■ **Problem to work on**
Reproduce all the lines exactly as they stand, apart from the pictures.

*** Supplied data

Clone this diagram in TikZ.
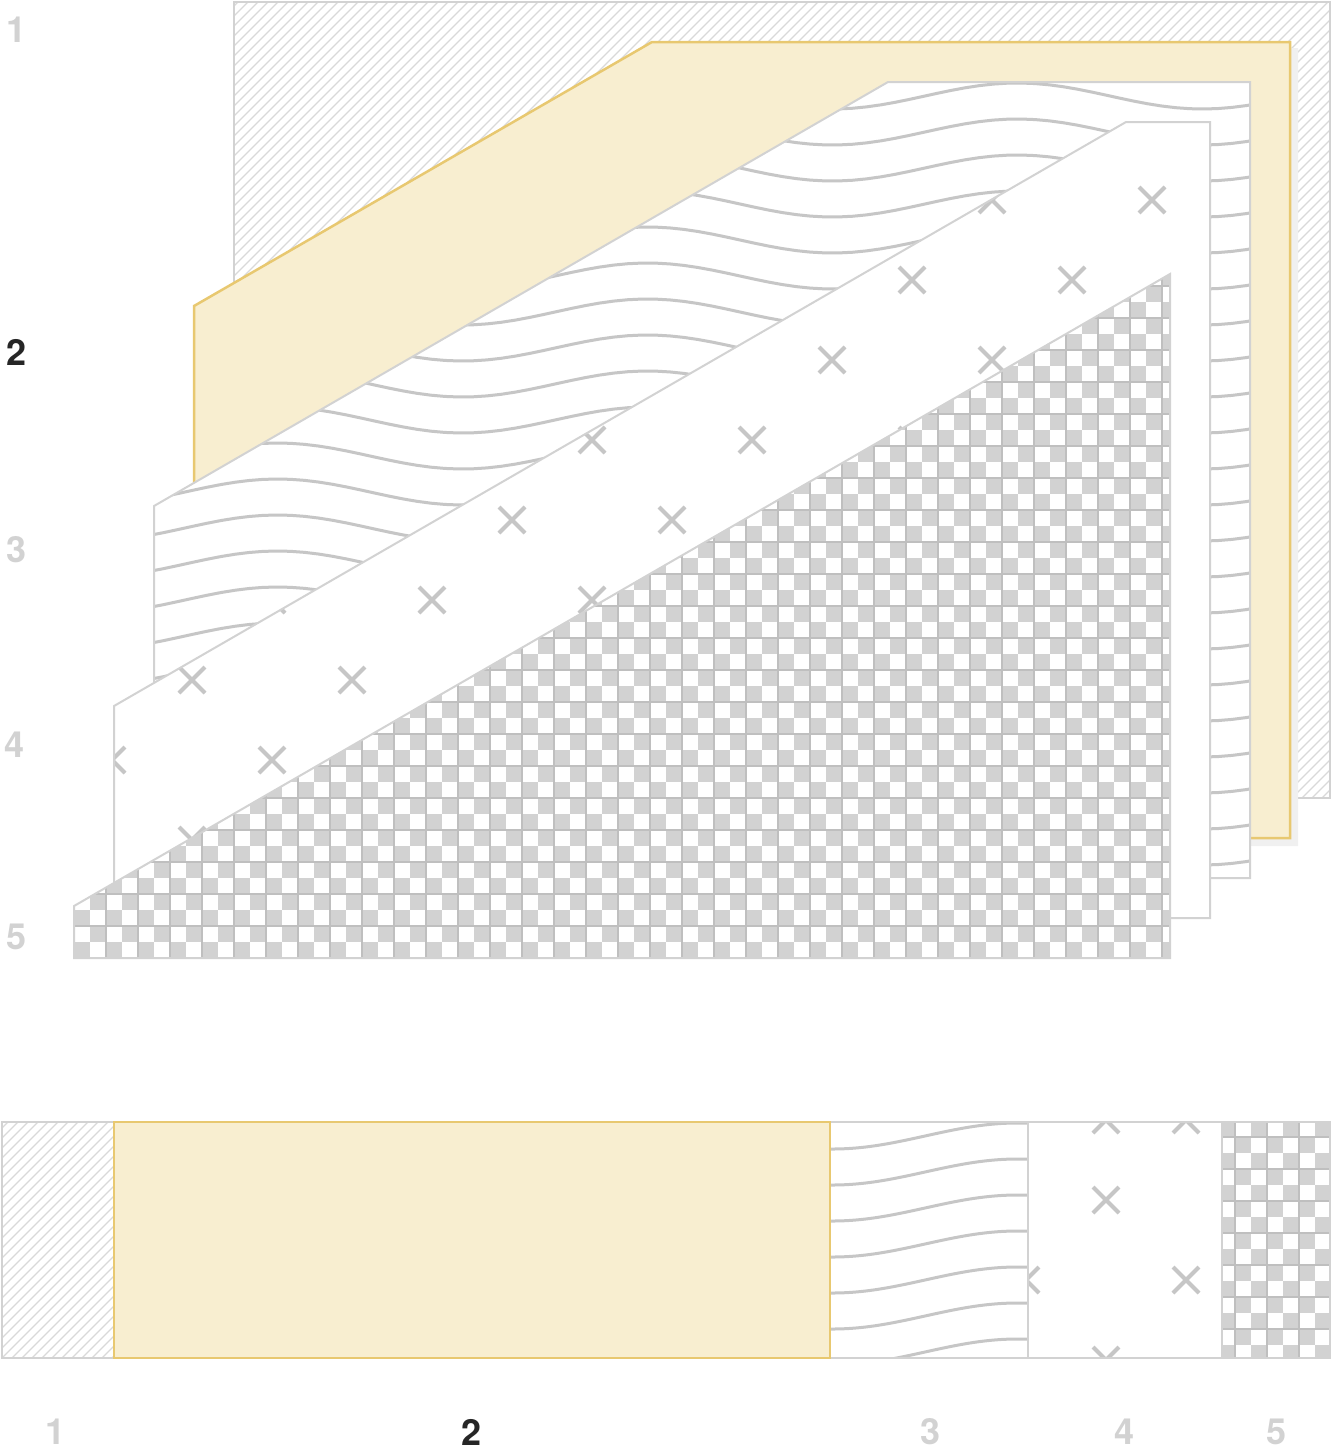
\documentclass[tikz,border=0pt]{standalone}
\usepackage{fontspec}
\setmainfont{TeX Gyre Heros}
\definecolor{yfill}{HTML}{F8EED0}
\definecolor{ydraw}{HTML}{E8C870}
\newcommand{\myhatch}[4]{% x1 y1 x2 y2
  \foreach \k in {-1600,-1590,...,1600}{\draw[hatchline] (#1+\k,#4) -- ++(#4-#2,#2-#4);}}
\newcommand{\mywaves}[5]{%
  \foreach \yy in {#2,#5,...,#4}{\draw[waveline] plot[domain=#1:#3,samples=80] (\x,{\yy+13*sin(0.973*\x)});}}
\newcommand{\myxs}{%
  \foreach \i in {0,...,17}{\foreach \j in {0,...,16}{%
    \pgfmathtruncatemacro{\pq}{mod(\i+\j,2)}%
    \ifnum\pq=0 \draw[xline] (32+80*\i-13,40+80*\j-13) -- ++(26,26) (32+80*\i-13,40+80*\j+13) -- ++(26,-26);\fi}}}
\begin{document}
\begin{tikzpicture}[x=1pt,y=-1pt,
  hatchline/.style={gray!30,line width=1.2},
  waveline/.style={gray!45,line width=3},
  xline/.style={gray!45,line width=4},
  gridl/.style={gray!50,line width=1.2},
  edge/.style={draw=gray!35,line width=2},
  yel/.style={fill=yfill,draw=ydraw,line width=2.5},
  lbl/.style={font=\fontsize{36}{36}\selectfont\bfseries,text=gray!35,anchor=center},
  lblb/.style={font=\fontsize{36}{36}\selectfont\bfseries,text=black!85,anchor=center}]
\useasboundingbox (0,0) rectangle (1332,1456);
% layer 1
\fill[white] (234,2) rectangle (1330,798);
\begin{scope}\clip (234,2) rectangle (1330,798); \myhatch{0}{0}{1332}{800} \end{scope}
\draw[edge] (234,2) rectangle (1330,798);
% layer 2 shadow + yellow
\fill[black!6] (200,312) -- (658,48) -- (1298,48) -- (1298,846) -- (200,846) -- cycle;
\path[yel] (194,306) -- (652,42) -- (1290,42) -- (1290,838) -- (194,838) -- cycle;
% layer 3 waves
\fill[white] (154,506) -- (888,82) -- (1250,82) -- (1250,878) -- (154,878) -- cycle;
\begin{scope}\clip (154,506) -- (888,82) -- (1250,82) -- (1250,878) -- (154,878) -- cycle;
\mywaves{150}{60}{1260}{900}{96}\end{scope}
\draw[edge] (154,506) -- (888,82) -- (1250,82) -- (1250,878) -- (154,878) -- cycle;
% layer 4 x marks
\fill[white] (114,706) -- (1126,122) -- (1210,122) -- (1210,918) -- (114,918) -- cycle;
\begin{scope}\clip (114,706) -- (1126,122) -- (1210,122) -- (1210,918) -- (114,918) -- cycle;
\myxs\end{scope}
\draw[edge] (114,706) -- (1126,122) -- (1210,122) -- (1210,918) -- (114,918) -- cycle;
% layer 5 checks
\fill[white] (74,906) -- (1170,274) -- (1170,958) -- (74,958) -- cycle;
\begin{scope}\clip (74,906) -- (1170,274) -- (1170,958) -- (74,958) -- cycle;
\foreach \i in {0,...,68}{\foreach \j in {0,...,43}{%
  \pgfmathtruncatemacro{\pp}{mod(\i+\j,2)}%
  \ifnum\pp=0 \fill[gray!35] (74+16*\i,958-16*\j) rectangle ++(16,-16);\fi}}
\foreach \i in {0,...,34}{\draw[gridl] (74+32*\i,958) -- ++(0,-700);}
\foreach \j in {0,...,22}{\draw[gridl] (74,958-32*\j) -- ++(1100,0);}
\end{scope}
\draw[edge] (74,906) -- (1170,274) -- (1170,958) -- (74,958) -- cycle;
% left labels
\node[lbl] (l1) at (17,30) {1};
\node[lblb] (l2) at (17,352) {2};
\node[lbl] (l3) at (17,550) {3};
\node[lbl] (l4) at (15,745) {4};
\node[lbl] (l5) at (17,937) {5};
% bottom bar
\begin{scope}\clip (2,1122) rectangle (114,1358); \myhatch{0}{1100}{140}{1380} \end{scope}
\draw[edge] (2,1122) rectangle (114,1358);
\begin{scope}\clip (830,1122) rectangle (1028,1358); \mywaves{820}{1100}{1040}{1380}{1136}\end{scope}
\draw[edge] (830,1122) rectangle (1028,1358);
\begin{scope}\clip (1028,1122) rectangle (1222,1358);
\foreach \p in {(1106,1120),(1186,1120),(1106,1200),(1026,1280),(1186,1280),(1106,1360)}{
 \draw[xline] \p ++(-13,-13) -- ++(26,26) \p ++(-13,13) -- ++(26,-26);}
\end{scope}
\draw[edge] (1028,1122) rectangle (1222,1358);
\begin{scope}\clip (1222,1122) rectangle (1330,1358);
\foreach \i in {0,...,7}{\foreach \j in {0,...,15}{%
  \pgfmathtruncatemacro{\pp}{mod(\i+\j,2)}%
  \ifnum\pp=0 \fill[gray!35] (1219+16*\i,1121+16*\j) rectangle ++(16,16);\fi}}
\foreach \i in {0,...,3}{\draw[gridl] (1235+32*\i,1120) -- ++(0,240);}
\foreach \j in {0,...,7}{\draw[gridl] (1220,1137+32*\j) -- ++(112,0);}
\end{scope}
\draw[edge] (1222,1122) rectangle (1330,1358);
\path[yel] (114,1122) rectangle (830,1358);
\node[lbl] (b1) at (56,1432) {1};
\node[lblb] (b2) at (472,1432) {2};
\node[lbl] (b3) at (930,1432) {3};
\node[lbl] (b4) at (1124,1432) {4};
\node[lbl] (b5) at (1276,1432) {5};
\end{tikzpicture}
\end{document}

******

■ **Full output**
Clone this diagram in TikZ.
\documentclass[tikz,border=0pt]{standalone}
\usepackage{fontspec}
\setmainfont{TeX Gyre Heros}
\definecolor{yfill}{HTML}{F8EED0}
\definecolor{ydraw}{HTML}{E8C870}
\newcommand{\myhatch}[4]{% x1 y1 x2 y2
  \foreach \k in {-1600,-1590,...,1600}{\draw[hatchline] (#1+\k,#4) -- ++(#4-#2,#2-#4);}}
\newcommand{\mywaves}[5]{%
  \foreach \yy in {#2,#5,...,#4}{\draw[waveline] plot[domain=#1:#3,samples=80] (\x,{\yy+13*sin(0.973*\x)});}}
\newcommand{\myxs}{%
  \foreach \i in {0,...,17}{\foreach \j in {0,...,16}{%
    \pgfmathtruncatemacro{\pq}{mod(\i+\j,2)}%
    \ifnum\pq=0 \draw[xline] (32+80*\i-13,40+80*\j-13) -- ++(26,26) (32+80*\i-13,40+80*\j+13) -- ++(26,-26);\fi}}}
\begin{document}
\begin{tikzpicture}[x=1pt,y=-1pt,
  hatchline/.style={gray!30,line width=1.2},
  waveline/.style={gray!45,line width=3},
  xline/.style={gray!45,line width=4},
  gridl/.style={gray!50,line width=1.2},
  edge/.style={draw=gray!35,line width=2},
  yel/.style={fill=yfill,draw=ydraw,line width=2.5},
  lbl/.style={font=\fontsize{36}{36}\selectfont\bfseries,text=gray!35,anchor=center},
  lblb/.style={font=\fontsize{36}{36}\selectfont\bfseries,text=black!85,anchor=center}]
\useasboundingbox (0,0) rectangle (1332,1456);
% layer 1
\fill[white] (234,2) rectangle (1330,798);
\begin{scope}\clip (234,2) rectangle (1330,798); \myhatch{0}{0}{1332}{800} \end{scope}
\draw[edge] (234,2) rectangle (1330,798);
% layer 2 shadow + yellow
\fill[black!6] (200,312) -- (658,48) -- (1298,48) -- (1298,846) -- (200,846) -- cycle;
\path[yel] (194,306) -- (652,42) -- (1290,42) -- (1290,838) -- (194,838) -- cycle;
% layer 3 waves
\fill[white] (154,506) -- (888,82) -- (1250,82) -- (1250,878) -- (154,878) -- cycle;
\begin{scope}\clip (154,506) -- (888,82) -- (1250,82) -- (1250,878) -- (154,878) -- cycle;
\mywaves{150}{60}{1260}{900}{96}\end{scope}
\draw[edge] (154,506) -- (888,82) -- (1250,82) -- (1250,878) -- (154,878) -- cycle;
% layer 4 x marks
\fill[white] (114,706) -- (1126,122) -- (1210,122) -- (1210,918) -- (114,918) -- cycle;
\begin{scope}\clip (114,706) -- (1126,122) -- (1210,122) -- (1210,918) -- (114,918) -- cycle;
\myxs\end{scope}
\draw[edge] (114,706) -- (1126,122) -- (1210,122) -- (1210,918) -- (114,918) -- cycle;
% layer 5 checks
\fill[white] (74,906) -- (1170,274) -- (1170,958) -- (74,958) -- cycle;
\begin{scope}\clip (74,906) -- (1170,274) -- (1170,958) -- (74,958) -- cycle;
\foreach \i in {0,...,68}{\foreach \j in {0,...,43}{%
  \pgfmathtruncatemacro{\pp}{mod(\i+\j,2)}%
  \ifnum\pp=0 \fill[gray!35] (74+16*\i,958-16*\j) rectangle ++(16,-16);\fi}}
\foreach \i in {0,...,34}{\draw[gridl] (74+32*\i,958) -- ++(0,-700);}
\foreach \j in {0,...,22}{\draw[gridl] (74,958-32*\j) -- ++(1100,0);}
\end{scope}
\draw[edge] (74,906) -- (1170,274) -- (1170,958) -- (74,958) -- cycle;
% left labels
\node[lbl] (l1) at (17,30) {1};
\node[lblb] (l2) at (17,352) {2};
\node[lbl] (l3) at (17,550) {3};
\node[lbl] (l4) at (15,745) {4};
\node[lbl] (l5) at (17,937) {5};
% bottom bar
\begin{scope}\clip (2,1122) rectangle (114,1358); \myhatch{0}{1100}{140}{1380} \end{scope}
\draw[edge] (2,1122) rectangle (114,1358);
\begin{scope}\clip (830,1122) rectangle (1028,1358); \mywaves{820}{1100}{1040}{1380}{1136}\end{scope}
\draw[edge] (830,1122) rectangle (1028,1358);
\begin{scope}\clip (1028,1122) rectangle (1222,1358);
\foreach \p in {(1106,1120),(1186,1120),(1106,1200),(1026,1280),(1186,1280),(1106,1360)}{
 \draw[xline] \p ++(-13,-13) -- ++(26,26) \p ++(-13,13) -- ++(26,-26);}
\end{scope}
\draw[edge] (1028,1122) rectangle (1222,1358);
\begin{scope}\clip (1222,1122) rectangle (1330,1358);
\foreach \i in {0,...,7}{\foreach \j in {0,...,15}{%
  \pgfmathtruncatemacro{\pp}{mod(\i+\j,2)}%
  \ifnum\pp=0 \fill[gray!35] (1219+16*\i,1121+16*\j) rectangle ++(16,16);\fi}}
\foreach \i in {0,...,3}{\draw[gridl] (1235+32*\i,1120) -- ++(0,240);}
\foreach \j in {0,...,7}{\draw[gridl] (1220,1137+32*\j) -- ++(112,0);}
\end{scope}
\draw[edge] (1222,1122) rectangle (1330,1358);
\path[yel] (114,1122) rectangle (830,1358);
\node[lbl] (b1) at (56,1432) {1};
\node[lblb] (b2) at (472,1432) {2};
\node[lbl] (b3) at (930,1432) {3};
\node[lbl] (b4) at (1124,1432) {4};
\node[lbl] (b5) at (1276,1432) {5};
\end{tikzpicture}
\end{document}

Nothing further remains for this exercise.